Ryland Angel: "Freud und Lust"
Arias and Hymns by J. C. Bach, J. S. Bach and Buxtehude; Holy Trinity Bach Players, Erickson. Texts and translations. Deux Elles 1147
British countertenor Ryland Angel is joined by New York's Holy Trinity Bach Players under long-time director Rick Erickson for a novel program of music generated by Germanic Lutheran composers for use in churches in the seventeenth and eighteenth centuries. As women and castratos generally did not figure in liturgical music in the German-speaking lands, countertenors were regularly employed in the alto parts.
For most listeners, Danish-born Dietrich Buxtehude (c. 1638–1707) boasts a name more familiar than his remaining works, which show great skill and enjoyable string writing. (Many of his pieces are now lost, including the apparently influential oratorios.) The disc presents three chorale settings. The CD title (Joy and Desire) comes from the celebratory aria "Jesu, meine Freud and Lust"; by comparison, the strophic aria "Wenn ich, Herr Jesu, habe dich" is contemplative and sorrowful. A third Buxtehude setting employing the Latin Vulgate for Psalm 97:4-6, "Jubilate Domino," yields Angel's vocal line alternating with Carlene Stober's excellent viola da gamba. Johann Christoph Bach, not "our" Johann Sebastian's elder brother and probable keyboard instructor nor his prolific composer son Johann Christoph Friedrich, but his father's first cousin of the same name, an organist and church composer at Eisenach. This J. C. Bach lived from 1642 to 1703 and enjoyed considerable renown, if little financial stability. His lamenting "Ach, dass ich Wassers gnug hätte" worthily keeps company with two short, sleepy vocal pieces at least attributed to Johann Sebastian Bach.
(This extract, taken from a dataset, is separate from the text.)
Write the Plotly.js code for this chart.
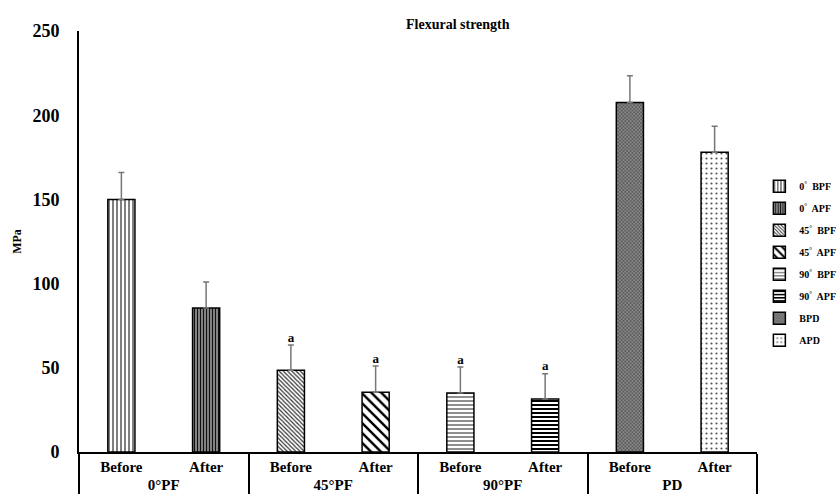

Angel is a sensitive musician, but the timbre of his instrument is rather churchy and plain, particularly at the bottom of his compass. Diction makes evident the singer's textual comprehension but doesn't always increase that of his listeners. Vowels, in particular, can get distorted by Angel's vibrato-avoiding vocal production. Countertenor timbre seems to be very much a matter of individual taste, so perhaps other listeners will be drawn to Angel's undoubtedly informed and earnest singing; I grew to appreciate it somewhat more in multiple listens. I regularly complain about time devoted to instrumental tracks on issues billed as vocal in nature. but the nineteen minutes on this fifty-eight minute CD devoted to two radiant, engagingly played Buxtehude sonatas for strings and Erickson's organ actually provided the greatest enjoyment the well-engineered Freud und Lust offers.